Reproduce the material below line by line, beginning with its first line and ending with the line that contains "const lowMax = 5, highMin"; leave out pictures.

▶ Dataset section:
»»

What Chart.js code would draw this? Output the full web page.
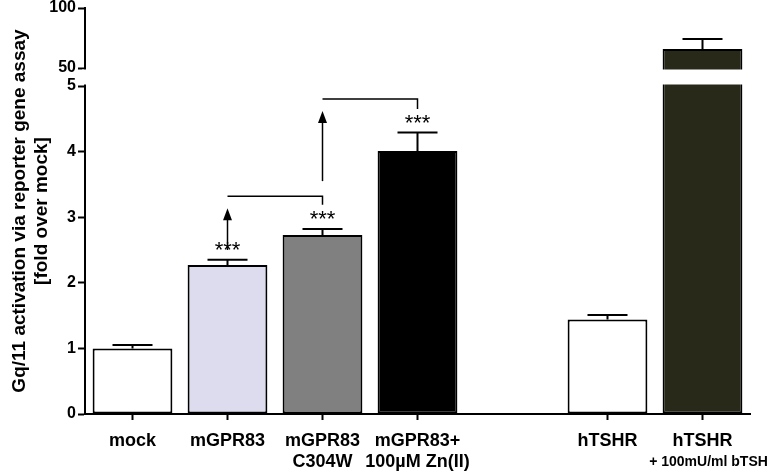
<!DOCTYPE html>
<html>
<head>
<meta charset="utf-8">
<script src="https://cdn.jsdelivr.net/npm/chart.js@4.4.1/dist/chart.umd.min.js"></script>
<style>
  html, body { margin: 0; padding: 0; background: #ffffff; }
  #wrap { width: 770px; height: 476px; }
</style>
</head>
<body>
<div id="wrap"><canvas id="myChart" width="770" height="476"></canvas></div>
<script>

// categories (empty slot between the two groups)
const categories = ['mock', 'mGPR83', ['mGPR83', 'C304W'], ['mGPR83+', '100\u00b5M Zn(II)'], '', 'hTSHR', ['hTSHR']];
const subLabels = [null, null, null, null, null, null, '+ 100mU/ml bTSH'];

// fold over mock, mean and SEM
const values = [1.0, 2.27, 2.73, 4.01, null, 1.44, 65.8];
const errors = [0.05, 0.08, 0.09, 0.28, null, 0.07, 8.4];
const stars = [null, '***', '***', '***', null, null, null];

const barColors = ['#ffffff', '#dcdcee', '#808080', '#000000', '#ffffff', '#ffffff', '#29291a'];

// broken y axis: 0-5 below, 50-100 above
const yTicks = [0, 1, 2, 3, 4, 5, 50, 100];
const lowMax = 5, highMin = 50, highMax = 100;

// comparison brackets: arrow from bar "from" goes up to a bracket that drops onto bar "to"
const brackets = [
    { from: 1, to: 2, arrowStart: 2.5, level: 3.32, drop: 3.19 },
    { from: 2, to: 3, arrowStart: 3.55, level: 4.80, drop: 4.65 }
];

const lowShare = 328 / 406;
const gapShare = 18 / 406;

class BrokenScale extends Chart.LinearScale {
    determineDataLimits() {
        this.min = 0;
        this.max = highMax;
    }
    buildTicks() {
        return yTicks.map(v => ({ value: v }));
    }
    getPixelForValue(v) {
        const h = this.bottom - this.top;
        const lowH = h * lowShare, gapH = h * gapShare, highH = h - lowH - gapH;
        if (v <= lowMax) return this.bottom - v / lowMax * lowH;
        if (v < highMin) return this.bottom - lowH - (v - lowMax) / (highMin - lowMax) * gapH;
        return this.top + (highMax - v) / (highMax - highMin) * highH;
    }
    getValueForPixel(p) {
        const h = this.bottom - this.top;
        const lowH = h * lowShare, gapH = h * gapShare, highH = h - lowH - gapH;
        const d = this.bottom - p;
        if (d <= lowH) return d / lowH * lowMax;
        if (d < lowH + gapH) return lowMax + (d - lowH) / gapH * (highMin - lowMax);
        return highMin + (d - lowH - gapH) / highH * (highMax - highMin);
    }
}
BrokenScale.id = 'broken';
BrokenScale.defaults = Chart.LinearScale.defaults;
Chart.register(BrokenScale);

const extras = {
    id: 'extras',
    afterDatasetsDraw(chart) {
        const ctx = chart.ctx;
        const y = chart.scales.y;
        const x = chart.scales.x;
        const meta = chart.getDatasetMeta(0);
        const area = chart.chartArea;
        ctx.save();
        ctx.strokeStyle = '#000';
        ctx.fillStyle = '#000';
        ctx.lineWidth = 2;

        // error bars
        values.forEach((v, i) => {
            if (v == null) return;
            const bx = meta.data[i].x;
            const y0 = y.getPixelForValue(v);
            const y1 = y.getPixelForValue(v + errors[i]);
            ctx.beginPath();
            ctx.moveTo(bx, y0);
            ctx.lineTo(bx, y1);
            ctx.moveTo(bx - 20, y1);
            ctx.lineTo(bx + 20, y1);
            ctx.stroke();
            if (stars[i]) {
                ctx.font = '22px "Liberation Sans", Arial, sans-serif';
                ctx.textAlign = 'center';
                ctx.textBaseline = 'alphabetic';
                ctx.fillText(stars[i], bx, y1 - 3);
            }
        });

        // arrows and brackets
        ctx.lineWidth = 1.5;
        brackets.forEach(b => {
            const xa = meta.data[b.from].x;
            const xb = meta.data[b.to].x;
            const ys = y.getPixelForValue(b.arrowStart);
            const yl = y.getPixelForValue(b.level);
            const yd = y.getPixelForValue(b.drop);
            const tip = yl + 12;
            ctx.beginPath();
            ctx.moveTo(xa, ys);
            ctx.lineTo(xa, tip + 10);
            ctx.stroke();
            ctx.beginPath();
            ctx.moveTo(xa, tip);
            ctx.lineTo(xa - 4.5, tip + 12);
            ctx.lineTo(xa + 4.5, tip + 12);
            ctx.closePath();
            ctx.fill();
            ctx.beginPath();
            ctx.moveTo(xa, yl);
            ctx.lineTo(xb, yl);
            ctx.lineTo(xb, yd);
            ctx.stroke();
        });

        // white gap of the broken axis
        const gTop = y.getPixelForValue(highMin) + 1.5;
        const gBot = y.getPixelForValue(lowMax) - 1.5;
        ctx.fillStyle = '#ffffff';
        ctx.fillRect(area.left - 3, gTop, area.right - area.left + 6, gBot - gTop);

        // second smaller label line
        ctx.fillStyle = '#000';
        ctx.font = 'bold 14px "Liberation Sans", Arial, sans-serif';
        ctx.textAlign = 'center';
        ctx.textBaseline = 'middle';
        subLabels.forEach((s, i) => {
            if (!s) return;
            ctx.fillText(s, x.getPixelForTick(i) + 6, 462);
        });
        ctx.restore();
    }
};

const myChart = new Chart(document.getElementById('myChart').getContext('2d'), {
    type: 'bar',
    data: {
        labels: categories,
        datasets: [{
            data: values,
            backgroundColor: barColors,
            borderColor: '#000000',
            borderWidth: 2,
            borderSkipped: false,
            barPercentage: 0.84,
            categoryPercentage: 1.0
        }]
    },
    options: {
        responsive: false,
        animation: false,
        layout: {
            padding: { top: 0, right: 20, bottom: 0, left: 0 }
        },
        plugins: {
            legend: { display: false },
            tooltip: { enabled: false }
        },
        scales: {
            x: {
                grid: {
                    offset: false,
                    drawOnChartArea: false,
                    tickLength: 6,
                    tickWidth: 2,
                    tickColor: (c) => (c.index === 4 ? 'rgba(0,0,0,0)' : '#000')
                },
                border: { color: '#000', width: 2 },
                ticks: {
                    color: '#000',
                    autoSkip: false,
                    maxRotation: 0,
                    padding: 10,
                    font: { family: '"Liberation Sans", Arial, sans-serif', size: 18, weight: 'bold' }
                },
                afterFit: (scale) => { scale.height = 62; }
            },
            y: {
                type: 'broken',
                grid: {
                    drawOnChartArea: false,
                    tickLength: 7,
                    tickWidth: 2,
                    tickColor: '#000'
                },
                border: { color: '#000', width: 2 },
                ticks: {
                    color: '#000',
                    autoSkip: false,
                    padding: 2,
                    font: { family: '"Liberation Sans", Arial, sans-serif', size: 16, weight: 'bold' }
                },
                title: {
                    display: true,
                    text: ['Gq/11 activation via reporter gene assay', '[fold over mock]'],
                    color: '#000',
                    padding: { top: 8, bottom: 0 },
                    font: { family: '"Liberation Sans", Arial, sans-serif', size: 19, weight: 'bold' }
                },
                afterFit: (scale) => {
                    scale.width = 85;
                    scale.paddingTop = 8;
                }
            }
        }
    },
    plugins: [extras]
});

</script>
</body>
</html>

««

▶ Worked answer:
What Chart.js code would draw this? Output the full web page.
<!DOCTYPE html>
<html>
<head>
<meta charset="utf-8">
<script src="https://cdn.jsdelivr.net/npm/chart.js@4.4.1/dist/chart.umd.min.js"></script>
<style>
  html, body { margin: 0; padding: 0; background: #ffffff; }
  #wrap { width: 770px; height: 476px; }
</style>
</head>
<body>
<div id="wrap"><canvas id="myChart" width="770" height="476"></canvas></div>
<script>

// categories (empty slot between the two groups)
const categories = ['mock', 'mGPR83', ['mGPR83', 'C304W'], ['mGPR83+', '100\u00b5M Zn(II)'], '', 'hTSHR', ['hTSHR']];
const subLabels = [null, null, null, null, null, null, '+ 100mU/ml bTSH'];

// fold over mock, mean and SEM
const values = [1.0, 2.27, 2.73, 4.01, null, 1.44, 65.8];
const errors = [0.05, 0.08, 0.09, 0.28, null, 0.07, 8.4];
const stars = [null, '***', '***', '***', null, null, null];

const barColors = ['#ffffff', '#dcdcee', '#808080', '#000000', '#ffffff', '#ffffff', '#29291a'];

// broken y axis: 0-5 below, 50-100 above
const yTicks = [0, 1, 2, 3, 4, 5, 50, 100];
const lowMax = 5, highMin = 50, highMax = 100;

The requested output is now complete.